What time are two thrown balls at the same height?

[Yae Miteo]

Homework Statement

A red ball is thrown down with an initial speed of 1.2 m/s from a height of 25 meters above the ground. Then, 0.6 seconds after the red ball is thrown, a blue ball is thrown upward with an initial speed of 23.8 m/s, from a height of 0.8 meters above the ground. The force of gravity due to the Earth results in the balls each having a constant downward acceleration of 9.81 m/s2.
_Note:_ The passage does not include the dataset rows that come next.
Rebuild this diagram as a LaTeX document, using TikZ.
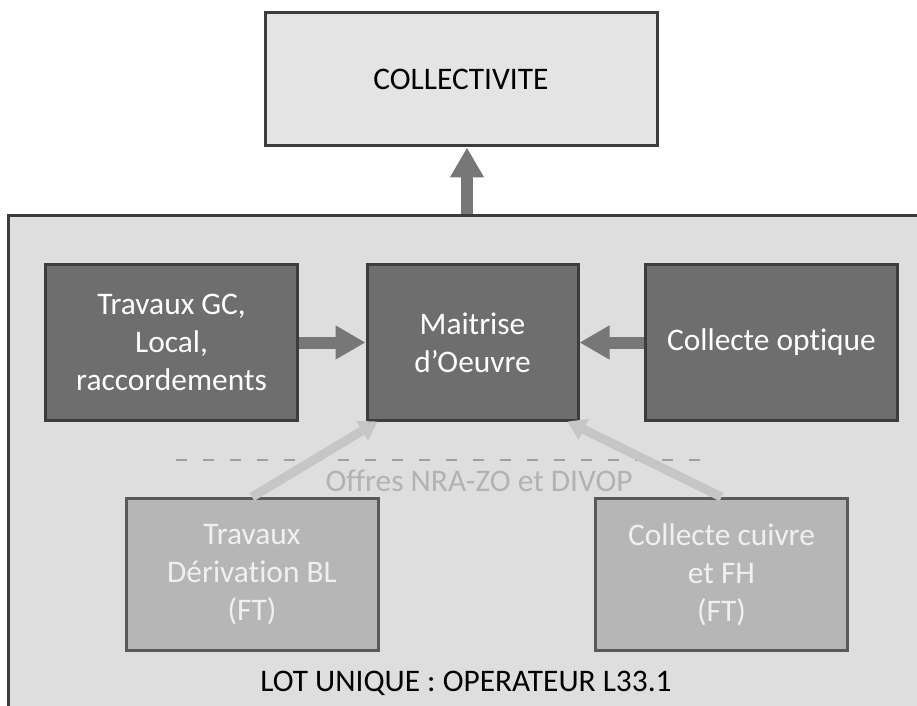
\documentclass[tikz,border=0pt]{standalone}
\usepackage{fontspec}
\setmainfont{Carlito}[Ligatures=NoCommon]
\usetikzlibrary{arrows.meta, positioning, calc}

\definecolor{boxline}{HTML}{3C3C3C}
\definecolor{darkfill}{HTML}{6E6E6E}
\definecolor{lightfill}{HTML}{B6B6B6}
\definecolor{topfill}{HTML}{E4E4E4}
\definecolor{framefill}{HTML}{DEDEDE}
\definecolor{fatgray}{HTML}{777777}
\definecolor{palegray}{HTML}{C6C6C6}

\begin{document}
\begin{tikzpicture}[x=0.5pt, y=-0.5pt, node distance=150pt, on grid,
    font=\fontsize{15.7}{19}\selectfont,
    box/.style={rectangle, draw=boxline, line width=1.5pt, align=center, inner sep=0pt},
    darkbox/.style={box, fill=darkfill, text=white, minimum width=126pt, minimum height=77.5pt},
    lightbox/.style={box, fill=lightfill, draw=boxline!85, text=white!94!black, minimum width=126pt, minimum height=76pt},
    fatarrow/.style={draw=fatgray, line width=6pt, -{Triangle[width=16pt, length=15pt]}},
    palearrow/.style={draw=palegray, line width=4.5pt, -{Triangle[width=11pt, length=9pt]}},
    offdash/.style={draw=gray!75, line width=0.8pt, dash pattern=on 5.5pt off 8pt}]
    \useasboundingbox (0,0) rectangle (917,706);
    \clip (0,0) rectangle (917,706);
    \fill[white] (0,0) rectangle (917,706);

    % cadre du lot
    \node[box, fill=framefill, anchor=north west, minimum width=520pt, minimum height=300pt] (lot) at (7,214) {};
    \node (lotname) at (466,683) {LOT UNIQUE : OPERATEUR L33.1};

    \node[box, fill=topfill, minimum width=196pt, minimum height=66.5pt] (coll) at (461,79.5) {COLLECTIVITE};

    % ligne du haut
    \node[darkbox, minimum width=105.5pt] (moe) at (472.5,342.5) {Maitrise\\d’Oeuvre};
    \node[darkbox] (gc) [left=150.5pt of moe] {Travaux GC,\\Local,\\raccordements};
    \node[darkbox] (optique) [right=149.5pt of moe] {Collecte optique};

    % offres FT
    \coordinate (offleft) at (176,460);
    \coordinate (offright) at (710,460);
    \draw[offdash] (offleft) -- (offright);
    \node[text=palegray!90!black] (offres) at (479,481) {Offres NRA-ZO et DIVOP};

    \node[lightbox] (deriv) at (252,574.5) {Travaux\\Dérivation BL\\(FT)};
    \node[lightbox] (cuivre) at (721.5,574.5) {Collecte cuivre\\et FH\\(FT)};

    \draw[fatarrow] (gc) -- (moe);
    \draw[fatarrow] (optique) -- (moe);
    \draw[fatarrow] ([xshift=3pt]coll.south |- lot.north) -- ([xshift=3pt]coll.south);
    \draw[palearrow] (deriv.north) -- ([xshift=6pt]moe.south west);
    \draw[palearrow] (cuivre.north) -- ([xshift=-6pt]moe.south east);
\end{tikzpicture}
\end{document}
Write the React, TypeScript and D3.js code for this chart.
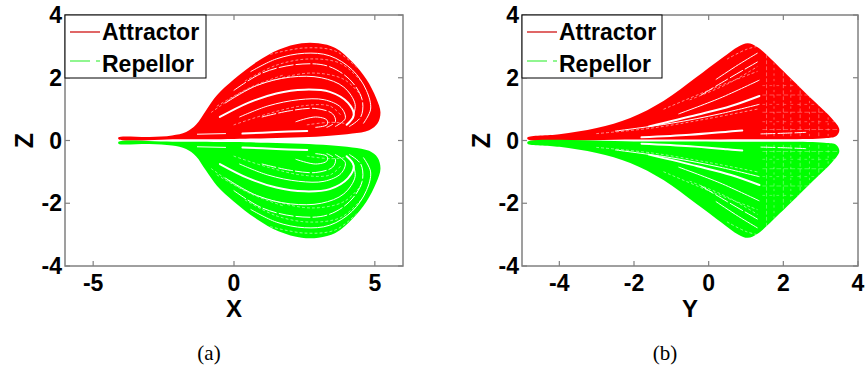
import React from 'react';
import * as d3 from 'd3';

type Pt = [number, number];

// axis ticks
const zTicks = [-4, -2, 0, 2, 4];
const xTicksA = [-5, 0, 5];
const yTicksB = [-4, -2, 0, 2, 4];
const legendLabels = ['Attractor', 'Repellor'];

// panel (a): X-Z projection, attractor half (z > 0); the repellor is its mirror image
const xzOutline: Pt[] = [
  [-4.1, 0.1], [-3.0, 0.11], [-2.2, 0.16], [-1.7, 0.27], [-1.35, 0.5], [-1.0, 0.95],
  [-0.6, 1.45], [0.0, 1.95], [0.8, 2.5], [1.6, 2.9], [2.4, 3.1], [3.0, 3.1],
  [3.6, 2.95], [4.2, 2.5], [4.7, 1.95], [5.05, 1.35], [5.2, 0.9], [5.1, 0.55],
  [4.8, 0.33], [4.2, 0.22], [3.4, 0.15], [2.4, 0.1], [1.2, 0.07], [0.0, 0.05],
  [-2.0, 0.04], [-4.1, 0.04],
];
const xzGapsWide: Pt[][] = [
  [[-0.5, 0.75], [0.5, 1.2], [1.5, 1.5], [2.5, 1.62], [3.4, 1.55], [4.05, 1.2], [4.25, 0.8], [4.0, 0.5]],
  [[0.3, 0.22], [1.5, 0.27], [2.6, 0.3]],
];
const xzGapsThin: Pt[][] = [
  [[0.6, 2.2], [1.5, 2.6], [2.5, 2.78], [3.4, 2.7], [4.2, 2.25], [4.7, 1.6], [4.85, 1.0], [4.6, 0.55]],
  [[0.0, 1.6], [1.0, 2.15], [2.2, 2.42], [3.3, 2.38], [4.1, 1.95], [4.55, 1.3], [4.5, 0.75], [4.1, 0.45]],
  [[-0.3, 1.2], [0.8, 1.75], [2.0, 2.02], [3.1, 2.0], [3.9, 1.7], [4.3, 1.15], [4.2, 0.7]],
  [[0.2, 0.75], [1.2, 1.1], [2.3, 1.3], [3.2, 1.3], [3.8, 1.05], [3.95, 0.7], [3.6, 0.45]],
  [[1.0, 0.75], [2.0, 0.95], [2.9, 1.02], [3.5, 0.85], [3.6, 0.6], [3.3, 0.42]],
  [[2.2, 0.6], [2.9, 0.75], [3.3, 0.65], [3.3, 0.5], [2.9, 0.42]],
  [[-1.3, 0.2], [-0.3, 0.22]],
];
const xzSpeckle: Pt[][] = [
  [[-0.8, 0.9], [0.3, 1.55], [1.5, 1.95], [2.8, 2.15], [3.9, 1.95], [4.5, 1.45]],
  [[0.4, 1.9], [1.5, 2.4], [2.7, 2.6], [3.8, 2.45], [4.5, 1.9]],
  [[0.0, 0.5], [1.2, 0.85], [2.4, 1.1], [3.4, 1.1], [3.8, 0.8]],
  [[1.3, 2.75], [2.5, 2.95], [3.6, 2.85], [4.4, 2.3]],
  [[-0.6, 1.1], [0.6, 1.7], [1.8, 2.1]],
  [[2.6, 0.5], [3.4, 0.58], [3.9, 0.55]],
];
const xzMeshX: number[] = [];
const xzMeshZ: number[] = [];

// panel (b): Y-Z projection
const yzOutline: Pt[] = [
  [-4.85, 0.1], [-4.0, 0.2], [-3.0, 0.4], [-2.1, 0.72], [-1.2, 1.27], [-0.35, 2.0],
  [0.35, 2.62], [0.8, 3.0], [1.05, 3.1], [1.3, 2.98], [1.9, 2.33], [2.8, 1.28],
  [3.3, 0.7], [3.5, 0.35], [3.42, 0.14], [3.1, 0.07], [1.0, 0.04], [-2.0, 0.03],
  [-4.85, 0.04],
];
const yzGapsWide: Pt[][] = [
  [[-1.6, 0.45], [-0.3, 0.82], [0.6, 1.1], [1.36, 1.42]],
  [[-1.8, 0.1], [-0.5, 0.18], [0.5, 0.28], [0.9, 0.32]],
];
const yzGapsThin: Pt[][] = [
  [[-0.8, 0.85], [0.3, 1.35], [1.35, 1.92]],
  [[-0.2, 1.45], [0.5, 1.95], [1.33, 2.52]],
  [[0.2, 1.95], [0.8, 2.42], [1.3, 2.78]],
  [[-2.5, 0.3], [-1.0, 0.55], [0.3, 0.85], [1.35, 1.15]],
  [[1.4, 0.21], [2.0, 0.23], [2.6, 0.26]],
];
const yzSpeckle: Pt[][] = [
  [[-3.0, 0.22], [-1.5, 0.4], [0.0, 0.7], [1.3, 1.0]],
  [[-1.2, 1.0], [0.0, 1.6], [1.3, 2.2]],
  [[0.5, 2.6], [1.0, 2.9], [1.3, 3.0]],
  [[-0.5, 1.3], [0.5, 1.8], [1.3, 2.35]],
];
const yzMeshX = [1.55, 1.75, 2.0, 2.2, 2.45, 2.7, 2.95, 3.2];
const yzMeshZ = [0.35, 0.6, 0.9, 1.15, 1.45, 1.75];

type PanelProps = {
  id: string;
  left: number; right: number; top: number; bottom: number;
  xDomain: [number, number];
  xTicks: number[];
  xLabel: string;
  caption: string;
  outline: Pt[]; gapsWide: Pt[][]; gapsThin: Pt[][]; speckle: Pt[][];
  meshX: number[]; meshZ: number[];
  legendW: number;
};

const sans = '"Liberation Sans", Arial, sans-serif';

function Panel(p: PanelProps) {
  const x = d3.scaleLinear().domain(p.xDomain).range([p.left, p.right]);
  const z = d3.scaleLinear().domain([-4, 4]).range([p.bottom, p.top]);
  const tick = 5;

  const half = (sign: number, color: string, key: string) => {
    const open = d3.line<Pt>().x(d => x(d[0])).y(d => z(sign * d[1])).curve(d3.curveCatmullRom.alpha(0.5));
    const closed = d3.line<Pt>().x(d => x(d[0])).y(d => z(sign * d[1])).curve(d3.curveCatmullRomClosed.alpha(0.5));
    const clipId = `${p.id}-${key}`;
    const shape = closed(p.outline) || '';
    return (
      <g key={key}>
        <clipPath id={clipId}><path d={shape} /></clipPath>
        <path d={shape} fill={color} />
        <g clipPath={`url(#${clipId})`} fill="none" stroke="#fff" strokeLinecap="round">
          {p.meshX.map((v, i) => (
            <line key={'mx' + i} x1={x(v)} x2={x(v)} y1={z(sign * 0.15)} y2={z(sign * 3.3)}
              strokeWidth={0.8} strokeDasharray={i % 2 ? '1.5 4' : '3 3'} opacity={0.45} />
          ))}
          {p.meshZ.map((v, i) => (
            <line key={'mz' + i} x1={x(1.45)} x2={x(3.6)} y1={z(sign * v)} y2={z(sign * v)}
              strokeWidth={0.8} strokeDasharray={i % 2 ? '2 5' : '4 3'} opacity={0.4} />
          ))}
          {p.speckle.map((g, i) => (
            <path key={'s' + i} d={open(g) || ''} strokeWidth={0.8} strokeDasharray="2 3" opacity={0.7} />
          ))}
          {p.gapsThin.map((g, i) => (
            <path key={'t' + i} d={open(g) || ''} strokeWidth={1.0}
              strokeDasharray={i % 3 === 1 ? '14 3' : undefined} />
          ))}
          {p.gapsWide.map((g, i) => (
            <path key={'w' + i} d={open(g) || ''} strokeWidth={2.0} />
          ))}
        </g>
      </g>
    );
  };

  const lx = p.left;
  const ly = p.top;

  return (
    <g>
      {half(1, '#ff0000', 'attr')}
      {half(-1, '#00ff00', 'rep')}

      {/* frame and ticks */}
      <rect x={p.left} y={p.top} width={p.right - p.left} height={p.bottom - p.top}
        fill="none" stroke="#808080" strokeWidth={1.5} />
      <g stroke="#808080" strokeWidth={1.2}>
        {p.xTicks.map(t => (
          <g key={'xt' + t}>
            <line x1={x(t)} x2={x(t)} y1={p.bottom} y2={p.bottom - tick} />
            <line x1={x(t)} x2={x(t)} y1={p.top} y2={p.top + tick} />
          </g>
        ))}
        {zTicks.map(t => (
          <g key={'zt' + t}>
            <line x1={p.left} x2={p.left + tick} y1={z(t)} y2={z(t)} />
            <line x1={p.right} x2={p.right - tick} y1={z(t)} y2={z(t)} />
          </g>
        ))}
      </g>
      <g fontFamily={sans} fontWeight="bold" fontSize={23} fill="#000">
        {p.xTicks.map(t => (
          <text key={'xl' + t} x={x(t)} y={p.bottom + 25} textAnchor="middle">{t}</text>
        ))}
        {zTicks.map(t => (
          <text key={'zl' + t} x={p.left - 3} y={z(t) + 8} textAnchor="end">{t}</text>
        ))}
        <text x={(p.left + p.right) / 2} y={p.bottom + 51} textAnchor="middle" fontSize={24}>{p.xLabel}</text>
        <text transform={`translate(${p.left - 32},${z(0)}) rotate(-90)`} textAnchor="middle" fontSize={25}>Z</text>
      </g>

      {/* legend */}
      <rect x={lx} y={ly} width={p.legendW} height={63} fill="#fff" stroke="#000" strokeWidth={1} />
      <line x1={lx + 5} x2={lx + 35} y1={ly + 17} y2={ly + 17} stroke="#cc0000" strokeWidth={1.2} />
      <line x1={lx + 5} x2={lx + 35} y1={ly + 46} y2={ly + 46} stroke="#22ee22" strokeWidth={1.2}
        strokeDasharray="20 6 4" />
      <g fontFamily={sans} fontWeight="bold" fontSize={23} fill="#000">
        <text x={lx + 37} y={ly + 25}>{legendLabels[0]}</text>
        <text x={lx + 37} y={ly + 57}>{legendLabels[1]}</text>
      </g>

      <text x={(p.left + p.right) / 2 - 25} y={360} textAnchor="middle"
        fontFamily='"Liberation Serif", "DejaVu Serif", serif' fontSize={21}>{p.caption}</text>
    </g>
  );
}

export default function App() {
  return (
    <svg width={865} height={369} style={{ position: 'absolute', left: 0, top: 0, background: '#fff' }}>
      <rect width={865} height={369} fill="#fff" />
      <Panel id="pa" left={65} right={403} top={15} bottom={266} xDomain={[-6, 6]} xTicks={xTicksA}
        xLabel="X" caption="(a)" outline={xzOutline} gapsWide={xzGapsWide} gapsThin={xzGapsThin}
        speckle={xzSpeckle} meshX={xzMeshX} meshZ={xzMeshZ} legendW={141} />
      <Panel id="pb" left={522} right={858} top={15} bottom={266} xDomain={[-5, 4]} xTicks={yTicksB}
        xLabel="Y" caption="(b)" outline={yzOutline} gapsWide={yzGapsWide} gapsThin={yzGapsThin}
        speckle={yzSpeckle} meshX={yzMeshX} meshZ={yzMeshZ} legendW={140} />
    </svg>
  );
}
How long after the red ball is thrown are the two balls in the air at the same height?

Homework Equations

$$x = x_o + v_ot + (1/2)at^2$$

The Attempt at a Solution

I tried setting two different versions of this equation equal to each other; one with information for the blue ball and one with information for the red ball, and then solve for time. I believe that I'm on the right track but that I'm somehow not properly figuring out the time offset for the blue ball. Any suggestions?

 

[Doc Al]

I tried setting two different versions of this equation equal to each other; one with information for the blue ball and one with information for the red ball, and then solve for time. I believe that I'm on the right track but that I'm somehow not properly figuring out the time offset for the blue ball. Any suggestions?

Yes, you're on the right track. Let t be the time as measured from when the red ball was thrown. In terms of t, what is the time from when the blue ball is thrown?

 

[Yae Miteo]

Would it be $$t + 0.6$$ ?

 

[PeroK]

Would it be $$t + 0.6$$ ?

If t is the time after the red ball is thrown and T is the time after the blue ball is thrown, then can you find the relationship between t and T?

 

[Doc Al]

Would it be $$t + 0.6$$ ?

No. Note that the second ball is not thrown until 0.6 seconds after the first. So, for example, if 10 seconds has passed since the first ball was thrown (thus t = 10), how long ago was the second ball thrown?